**Objective**
Write out each line in which the string "page" is present.

☆ ☆ ☆

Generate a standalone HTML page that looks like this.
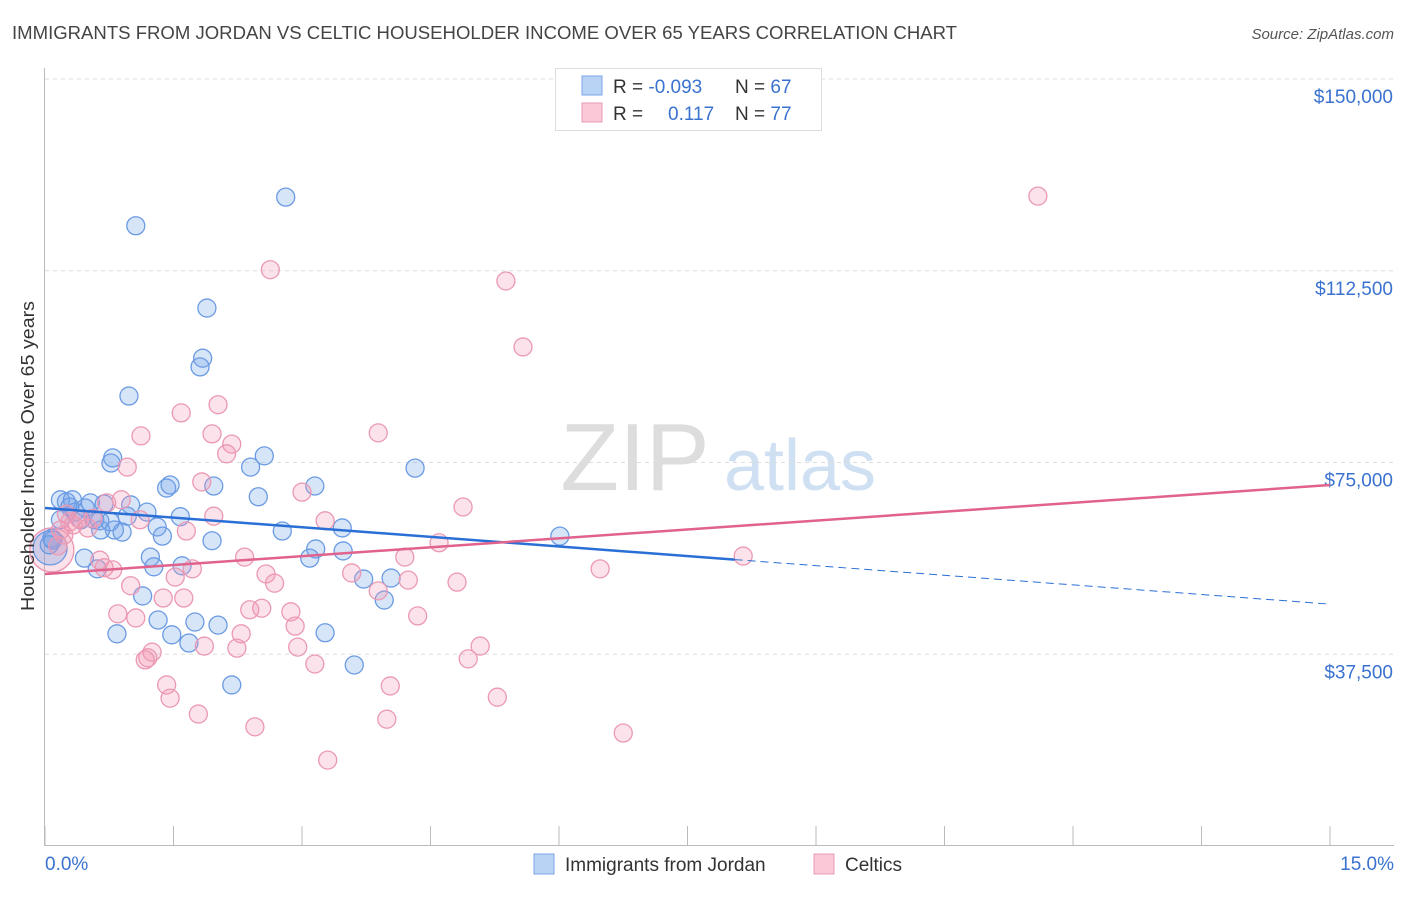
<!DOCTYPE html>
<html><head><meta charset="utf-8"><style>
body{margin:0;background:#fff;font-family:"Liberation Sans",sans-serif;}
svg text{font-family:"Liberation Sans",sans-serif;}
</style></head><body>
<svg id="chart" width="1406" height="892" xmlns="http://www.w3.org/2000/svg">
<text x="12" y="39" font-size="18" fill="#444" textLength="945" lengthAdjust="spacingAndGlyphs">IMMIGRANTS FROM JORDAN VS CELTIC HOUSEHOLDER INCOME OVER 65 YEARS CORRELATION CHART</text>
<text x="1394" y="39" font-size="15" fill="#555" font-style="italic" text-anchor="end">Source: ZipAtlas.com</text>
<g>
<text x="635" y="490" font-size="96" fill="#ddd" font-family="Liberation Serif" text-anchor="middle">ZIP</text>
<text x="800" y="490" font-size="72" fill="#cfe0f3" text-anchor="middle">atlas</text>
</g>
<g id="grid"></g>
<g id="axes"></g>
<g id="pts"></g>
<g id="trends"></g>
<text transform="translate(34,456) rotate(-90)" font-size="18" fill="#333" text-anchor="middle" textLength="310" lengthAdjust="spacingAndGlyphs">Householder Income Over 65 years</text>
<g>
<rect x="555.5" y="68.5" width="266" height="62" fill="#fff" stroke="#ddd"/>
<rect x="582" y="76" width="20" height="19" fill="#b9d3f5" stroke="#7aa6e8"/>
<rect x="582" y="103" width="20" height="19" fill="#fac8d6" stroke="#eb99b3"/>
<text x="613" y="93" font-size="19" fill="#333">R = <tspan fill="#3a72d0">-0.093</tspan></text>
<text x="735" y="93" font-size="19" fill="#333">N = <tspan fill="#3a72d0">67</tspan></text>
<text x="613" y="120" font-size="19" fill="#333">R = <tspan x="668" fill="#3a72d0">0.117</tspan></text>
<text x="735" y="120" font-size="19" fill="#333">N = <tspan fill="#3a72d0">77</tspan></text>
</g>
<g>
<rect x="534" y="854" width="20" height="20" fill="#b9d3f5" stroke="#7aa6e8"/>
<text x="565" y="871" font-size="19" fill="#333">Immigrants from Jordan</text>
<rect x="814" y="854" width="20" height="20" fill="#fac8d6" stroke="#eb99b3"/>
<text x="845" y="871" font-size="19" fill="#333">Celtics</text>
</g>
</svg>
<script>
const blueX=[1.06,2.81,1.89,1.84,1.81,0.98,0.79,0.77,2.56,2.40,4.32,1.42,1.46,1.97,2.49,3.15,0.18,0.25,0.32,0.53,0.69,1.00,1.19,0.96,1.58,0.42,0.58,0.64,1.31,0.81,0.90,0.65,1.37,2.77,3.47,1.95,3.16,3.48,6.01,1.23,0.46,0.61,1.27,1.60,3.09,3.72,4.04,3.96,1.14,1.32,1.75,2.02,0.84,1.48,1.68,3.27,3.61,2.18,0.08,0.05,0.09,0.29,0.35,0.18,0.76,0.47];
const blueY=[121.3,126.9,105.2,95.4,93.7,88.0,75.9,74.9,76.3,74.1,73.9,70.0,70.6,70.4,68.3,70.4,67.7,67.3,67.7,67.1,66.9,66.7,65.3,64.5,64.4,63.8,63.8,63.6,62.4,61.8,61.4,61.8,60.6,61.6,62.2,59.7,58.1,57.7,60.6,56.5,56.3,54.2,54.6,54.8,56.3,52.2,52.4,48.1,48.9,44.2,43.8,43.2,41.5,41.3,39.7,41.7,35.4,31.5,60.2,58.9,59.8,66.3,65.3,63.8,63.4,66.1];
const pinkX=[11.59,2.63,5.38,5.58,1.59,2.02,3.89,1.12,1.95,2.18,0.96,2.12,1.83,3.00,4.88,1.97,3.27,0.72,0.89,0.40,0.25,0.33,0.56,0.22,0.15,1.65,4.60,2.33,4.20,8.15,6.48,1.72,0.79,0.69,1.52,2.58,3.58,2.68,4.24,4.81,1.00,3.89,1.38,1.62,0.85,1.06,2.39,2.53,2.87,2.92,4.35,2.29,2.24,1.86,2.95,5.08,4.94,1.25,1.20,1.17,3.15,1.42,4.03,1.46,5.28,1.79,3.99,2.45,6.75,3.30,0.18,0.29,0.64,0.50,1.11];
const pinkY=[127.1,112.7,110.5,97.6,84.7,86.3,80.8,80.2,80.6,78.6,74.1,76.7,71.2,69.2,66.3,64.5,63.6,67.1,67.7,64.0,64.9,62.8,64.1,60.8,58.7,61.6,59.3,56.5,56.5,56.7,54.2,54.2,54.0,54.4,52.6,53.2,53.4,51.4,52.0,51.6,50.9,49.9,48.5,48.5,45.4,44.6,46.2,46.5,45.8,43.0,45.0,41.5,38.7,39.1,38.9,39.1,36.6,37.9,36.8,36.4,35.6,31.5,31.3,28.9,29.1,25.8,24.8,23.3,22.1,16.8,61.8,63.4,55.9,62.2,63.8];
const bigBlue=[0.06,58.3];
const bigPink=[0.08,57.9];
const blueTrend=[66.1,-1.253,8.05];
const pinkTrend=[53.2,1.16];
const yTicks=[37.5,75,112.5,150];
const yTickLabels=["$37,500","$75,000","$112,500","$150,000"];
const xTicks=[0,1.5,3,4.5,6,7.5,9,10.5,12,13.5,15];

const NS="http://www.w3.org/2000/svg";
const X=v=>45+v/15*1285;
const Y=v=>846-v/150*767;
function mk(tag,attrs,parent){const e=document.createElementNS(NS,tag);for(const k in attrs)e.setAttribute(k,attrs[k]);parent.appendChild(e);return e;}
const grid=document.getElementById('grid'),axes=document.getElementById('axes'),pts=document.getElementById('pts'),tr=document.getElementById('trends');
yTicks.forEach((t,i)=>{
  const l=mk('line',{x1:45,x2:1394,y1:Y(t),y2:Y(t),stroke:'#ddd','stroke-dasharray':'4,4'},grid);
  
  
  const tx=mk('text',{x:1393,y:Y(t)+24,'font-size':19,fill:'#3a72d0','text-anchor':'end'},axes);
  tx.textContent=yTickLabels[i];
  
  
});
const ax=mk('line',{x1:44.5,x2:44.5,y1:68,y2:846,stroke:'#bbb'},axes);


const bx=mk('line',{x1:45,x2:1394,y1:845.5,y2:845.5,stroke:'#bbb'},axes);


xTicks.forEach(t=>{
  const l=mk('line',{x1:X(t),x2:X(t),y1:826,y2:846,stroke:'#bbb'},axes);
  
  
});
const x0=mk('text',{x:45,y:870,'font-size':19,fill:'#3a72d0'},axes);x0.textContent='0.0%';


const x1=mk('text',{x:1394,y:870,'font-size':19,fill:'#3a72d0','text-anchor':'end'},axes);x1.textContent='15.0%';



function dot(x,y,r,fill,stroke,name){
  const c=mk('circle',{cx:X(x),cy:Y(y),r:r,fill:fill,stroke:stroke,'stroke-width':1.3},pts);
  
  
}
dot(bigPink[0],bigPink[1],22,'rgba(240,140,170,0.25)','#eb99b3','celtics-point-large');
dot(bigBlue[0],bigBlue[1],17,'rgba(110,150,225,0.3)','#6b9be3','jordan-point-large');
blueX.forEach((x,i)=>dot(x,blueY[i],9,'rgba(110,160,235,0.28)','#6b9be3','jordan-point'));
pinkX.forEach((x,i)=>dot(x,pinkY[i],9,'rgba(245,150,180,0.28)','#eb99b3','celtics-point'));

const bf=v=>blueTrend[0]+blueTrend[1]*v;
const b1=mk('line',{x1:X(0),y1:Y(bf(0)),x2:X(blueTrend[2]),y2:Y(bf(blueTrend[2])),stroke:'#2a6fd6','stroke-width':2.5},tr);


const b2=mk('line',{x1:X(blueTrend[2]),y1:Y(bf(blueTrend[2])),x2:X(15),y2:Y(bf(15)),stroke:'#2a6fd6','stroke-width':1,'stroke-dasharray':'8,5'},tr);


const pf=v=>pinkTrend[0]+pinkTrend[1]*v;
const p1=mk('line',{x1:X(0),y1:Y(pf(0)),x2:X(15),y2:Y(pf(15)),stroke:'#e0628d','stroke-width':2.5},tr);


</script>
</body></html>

☆ ☆ ☆

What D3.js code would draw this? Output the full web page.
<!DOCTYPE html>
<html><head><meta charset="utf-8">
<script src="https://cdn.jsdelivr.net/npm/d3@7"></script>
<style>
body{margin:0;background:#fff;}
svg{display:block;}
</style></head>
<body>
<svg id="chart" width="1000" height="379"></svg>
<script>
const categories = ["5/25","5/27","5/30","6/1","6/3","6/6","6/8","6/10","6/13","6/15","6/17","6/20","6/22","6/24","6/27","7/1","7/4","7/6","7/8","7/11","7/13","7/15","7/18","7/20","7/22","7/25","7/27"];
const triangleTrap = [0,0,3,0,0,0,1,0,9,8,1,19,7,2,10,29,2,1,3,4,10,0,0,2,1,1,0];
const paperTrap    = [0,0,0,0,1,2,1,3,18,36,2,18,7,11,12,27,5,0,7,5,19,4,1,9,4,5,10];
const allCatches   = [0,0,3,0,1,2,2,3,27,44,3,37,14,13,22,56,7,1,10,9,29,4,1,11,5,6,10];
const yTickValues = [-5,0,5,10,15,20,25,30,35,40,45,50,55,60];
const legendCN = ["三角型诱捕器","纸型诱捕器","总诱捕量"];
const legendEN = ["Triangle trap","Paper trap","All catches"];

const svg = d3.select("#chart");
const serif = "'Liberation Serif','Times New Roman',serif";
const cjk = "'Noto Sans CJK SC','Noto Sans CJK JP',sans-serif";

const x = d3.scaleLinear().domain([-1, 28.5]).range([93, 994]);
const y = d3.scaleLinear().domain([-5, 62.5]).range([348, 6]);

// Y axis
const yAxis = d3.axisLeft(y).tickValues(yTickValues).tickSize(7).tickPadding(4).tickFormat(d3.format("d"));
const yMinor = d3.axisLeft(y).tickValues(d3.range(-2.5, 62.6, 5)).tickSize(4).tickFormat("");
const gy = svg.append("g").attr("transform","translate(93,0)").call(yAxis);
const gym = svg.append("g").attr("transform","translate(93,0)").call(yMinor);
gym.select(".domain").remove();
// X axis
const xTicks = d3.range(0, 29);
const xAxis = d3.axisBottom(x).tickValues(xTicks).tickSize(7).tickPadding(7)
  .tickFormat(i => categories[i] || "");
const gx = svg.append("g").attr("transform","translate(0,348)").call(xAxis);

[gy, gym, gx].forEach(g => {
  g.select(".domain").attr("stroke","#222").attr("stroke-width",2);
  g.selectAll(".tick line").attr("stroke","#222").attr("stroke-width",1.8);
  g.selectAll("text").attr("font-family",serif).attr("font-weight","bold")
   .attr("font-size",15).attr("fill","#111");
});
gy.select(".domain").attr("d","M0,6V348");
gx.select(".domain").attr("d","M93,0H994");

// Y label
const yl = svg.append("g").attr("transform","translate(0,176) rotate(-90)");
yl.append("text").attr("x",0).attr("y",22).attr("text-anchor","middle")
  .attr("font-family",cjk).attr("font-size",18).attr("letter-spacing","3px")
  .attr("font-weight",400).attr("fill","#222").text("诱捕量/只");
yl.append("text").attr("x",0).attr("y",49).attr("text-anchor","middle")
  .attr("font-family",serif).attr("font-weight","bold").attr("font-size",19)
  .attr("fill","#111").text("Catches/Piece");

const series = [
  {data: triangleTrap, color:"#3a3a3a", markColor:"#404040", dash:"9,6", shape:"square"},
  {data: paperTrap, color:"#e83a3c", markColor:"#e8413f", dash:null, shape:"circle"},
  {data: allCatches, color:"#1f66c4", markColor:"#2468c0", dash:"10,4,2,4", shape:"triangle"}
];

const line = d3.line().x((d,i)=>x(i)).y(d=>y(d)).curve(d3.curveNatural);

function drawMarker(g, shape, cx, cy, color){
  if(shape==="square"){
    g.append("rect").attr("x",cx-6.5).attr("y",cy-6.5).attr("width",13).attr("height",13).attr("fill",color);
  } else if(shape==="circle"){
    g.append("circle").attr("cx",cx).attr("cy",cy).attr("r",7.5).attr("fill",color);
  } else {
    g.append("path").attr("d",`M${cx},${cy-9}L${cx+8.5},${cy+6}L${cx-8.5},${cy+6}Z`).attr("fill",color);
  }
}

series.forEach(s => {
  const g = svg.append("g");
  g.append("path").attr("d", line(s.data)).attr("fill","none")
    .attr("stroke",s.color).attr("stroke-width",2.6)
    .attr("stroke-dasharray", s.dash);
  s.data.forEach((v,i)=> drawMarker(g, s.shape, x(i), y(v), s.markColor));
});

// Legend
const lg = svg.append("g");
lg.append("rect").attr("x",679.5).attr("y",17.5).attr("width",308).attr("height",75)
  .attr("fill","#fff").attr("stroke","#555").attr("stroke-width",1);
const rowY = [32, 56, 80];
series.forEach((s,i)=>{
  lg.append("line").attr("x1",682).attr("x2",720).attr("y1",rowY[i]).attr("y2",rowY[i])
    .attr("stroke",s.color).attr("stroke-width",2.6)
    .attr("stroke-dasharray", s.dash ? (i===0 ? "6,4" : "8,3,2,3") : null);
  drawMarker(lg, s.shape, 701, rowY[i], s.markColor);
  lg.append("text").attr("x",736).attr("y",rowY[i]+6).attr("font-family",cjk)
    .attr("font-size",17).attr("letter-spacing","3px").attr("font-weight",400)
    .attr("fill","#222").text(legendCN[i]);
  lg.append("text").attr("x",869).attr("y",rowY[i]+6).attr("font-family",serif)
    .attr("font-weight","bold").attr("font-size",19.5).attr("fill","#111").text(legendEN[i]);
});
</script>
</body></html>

☆ ☆ ☆

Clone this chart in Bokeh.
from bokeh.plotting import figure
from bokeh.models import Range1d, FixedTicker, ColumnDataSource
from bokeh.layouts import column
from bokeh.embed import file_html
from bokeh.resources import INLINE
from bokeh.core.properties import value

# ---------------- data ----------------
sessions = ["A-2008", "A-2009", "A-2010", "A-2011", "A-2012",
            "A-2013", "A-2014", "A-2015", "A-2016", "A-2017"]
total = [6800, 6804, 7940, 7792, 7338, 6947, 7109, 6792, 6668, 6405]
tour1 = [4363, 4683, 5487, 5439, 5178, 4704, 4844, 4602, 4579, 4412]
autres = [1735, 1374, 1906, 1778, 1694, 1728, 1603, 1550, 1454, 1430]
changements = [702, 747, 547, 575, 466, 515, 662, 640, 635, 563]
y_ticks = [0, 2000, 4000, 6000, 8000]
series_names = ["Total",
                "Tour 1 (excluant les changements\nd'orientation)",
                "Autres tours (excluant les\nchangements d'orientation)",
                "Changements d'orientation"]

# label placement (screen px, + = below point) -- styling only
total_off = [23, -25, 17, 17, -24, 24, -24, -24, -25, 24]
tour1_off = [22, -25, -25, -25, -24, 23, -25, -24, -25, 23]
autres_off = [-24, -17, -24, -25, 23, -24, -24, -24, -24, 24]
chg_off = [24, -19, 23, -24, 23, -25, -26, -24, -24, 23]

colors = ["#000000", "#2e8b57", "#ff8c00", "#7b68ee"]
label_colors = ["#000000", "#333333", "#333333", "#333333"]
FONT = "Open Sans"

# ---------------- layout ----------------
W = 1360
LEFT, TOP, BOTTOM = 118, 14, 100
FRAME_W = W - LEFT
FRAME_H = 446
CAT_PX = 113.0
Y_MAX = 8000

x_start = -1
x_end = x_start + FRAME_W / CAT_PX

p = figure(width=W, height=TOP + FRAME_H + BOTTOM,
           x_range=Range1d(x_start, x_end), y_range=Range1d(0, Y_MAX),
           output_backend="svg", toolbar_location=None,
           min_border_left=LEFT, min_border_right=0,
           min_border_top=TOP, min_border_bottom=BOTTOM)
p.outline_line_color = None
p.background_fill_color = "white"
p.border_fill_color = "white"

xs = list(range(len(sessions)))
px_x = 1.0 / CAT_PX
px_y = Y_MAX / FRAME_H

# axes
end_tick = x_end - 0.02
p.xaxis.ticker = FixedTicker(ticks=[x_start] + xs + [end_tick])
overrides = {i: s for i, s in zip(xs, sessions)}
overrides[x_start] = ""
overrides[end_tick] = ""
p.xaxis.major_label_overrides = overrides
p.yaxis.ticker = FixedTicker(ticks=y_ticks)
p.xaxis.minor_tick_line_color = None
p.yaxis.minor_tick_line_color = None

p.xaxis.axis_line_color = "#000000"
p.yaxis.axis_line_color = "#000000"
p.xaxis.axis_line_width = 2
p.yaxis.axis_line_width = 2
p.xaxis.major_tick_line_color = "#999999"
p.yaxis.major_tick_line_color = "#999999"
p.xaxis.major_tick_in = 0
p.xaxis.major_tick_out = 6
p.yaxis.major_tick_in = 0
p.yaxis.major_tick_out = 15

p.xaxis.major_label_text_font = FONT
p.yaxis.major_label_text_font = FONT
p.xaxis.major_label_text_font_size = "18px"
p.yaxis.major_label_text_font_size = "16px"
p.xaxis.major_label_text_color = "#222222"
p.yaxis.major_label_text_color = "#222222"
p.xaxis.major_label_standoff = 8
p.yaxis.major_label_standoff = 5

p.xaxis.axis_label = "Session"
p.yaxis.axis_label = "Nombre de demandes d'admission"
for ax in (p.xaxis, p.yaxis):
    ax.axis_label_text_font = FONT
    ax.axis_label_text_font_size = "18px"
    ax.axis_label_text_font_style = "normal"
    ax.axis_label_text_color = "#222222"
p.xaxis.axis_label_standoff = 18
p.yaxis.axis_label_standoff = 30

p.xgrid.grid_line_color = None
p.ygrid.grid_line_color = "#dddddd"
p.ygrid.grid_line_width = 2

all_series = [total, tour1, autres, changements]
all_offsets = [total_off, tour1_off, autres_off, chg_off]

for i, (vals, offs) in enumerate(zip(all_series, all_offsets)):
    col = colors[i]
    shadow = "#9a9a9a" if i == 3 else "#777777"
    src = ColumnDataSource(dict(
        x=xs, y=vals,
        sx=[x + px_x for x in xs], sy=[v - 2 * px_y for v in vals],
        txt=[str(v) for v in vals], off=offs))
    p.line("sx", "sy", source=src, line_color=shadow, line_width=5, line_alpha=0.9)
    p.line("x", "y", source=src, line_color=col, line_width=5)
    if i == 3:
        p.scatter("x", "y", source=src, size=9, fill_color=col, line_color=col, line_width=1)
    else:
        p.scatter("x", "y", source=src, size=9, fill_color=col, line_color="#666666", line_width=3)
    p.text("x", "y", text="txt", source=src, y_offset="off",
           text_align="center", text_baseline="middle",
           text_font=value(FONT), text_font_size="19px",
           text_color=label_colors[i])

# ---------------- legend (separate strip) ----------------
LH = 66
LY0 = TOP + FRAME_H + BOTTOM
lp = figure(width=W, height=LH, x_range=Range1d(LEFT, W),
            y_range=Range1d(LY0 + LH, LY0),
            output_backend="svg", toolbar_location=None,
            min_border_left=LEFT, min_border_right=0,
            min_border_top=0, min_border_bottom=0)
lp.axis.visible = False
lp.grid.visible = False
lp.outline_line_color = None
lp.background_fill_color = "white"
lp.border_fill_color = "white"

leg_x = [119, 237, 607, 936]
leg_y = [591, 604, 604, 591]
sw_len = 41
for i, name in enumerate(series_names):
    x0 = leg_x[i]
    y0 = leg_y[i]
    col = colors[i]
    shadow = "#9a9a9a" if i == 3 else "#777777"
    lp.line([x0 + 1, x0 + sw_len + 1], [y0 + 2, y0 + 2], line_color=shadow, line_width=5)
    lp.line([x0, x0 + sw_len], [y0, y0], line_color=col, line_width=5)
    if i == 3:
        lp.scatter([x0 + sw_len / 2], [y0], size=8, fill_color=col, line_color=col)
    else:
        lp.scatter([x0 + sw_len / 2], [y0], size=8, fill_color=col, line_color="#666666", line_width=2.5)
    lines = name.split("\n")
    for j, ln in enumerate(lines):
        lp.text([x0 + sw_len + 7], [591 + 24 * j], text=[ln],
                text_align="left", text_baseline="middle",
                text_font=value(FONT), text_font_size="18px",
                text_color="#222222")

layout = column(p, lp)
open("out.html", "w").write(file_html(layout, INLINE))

☆ ☆ ☆

**The output**
Generate a standalone HTML page that looks like this.
What D3.js code would draw this? Output the full web page.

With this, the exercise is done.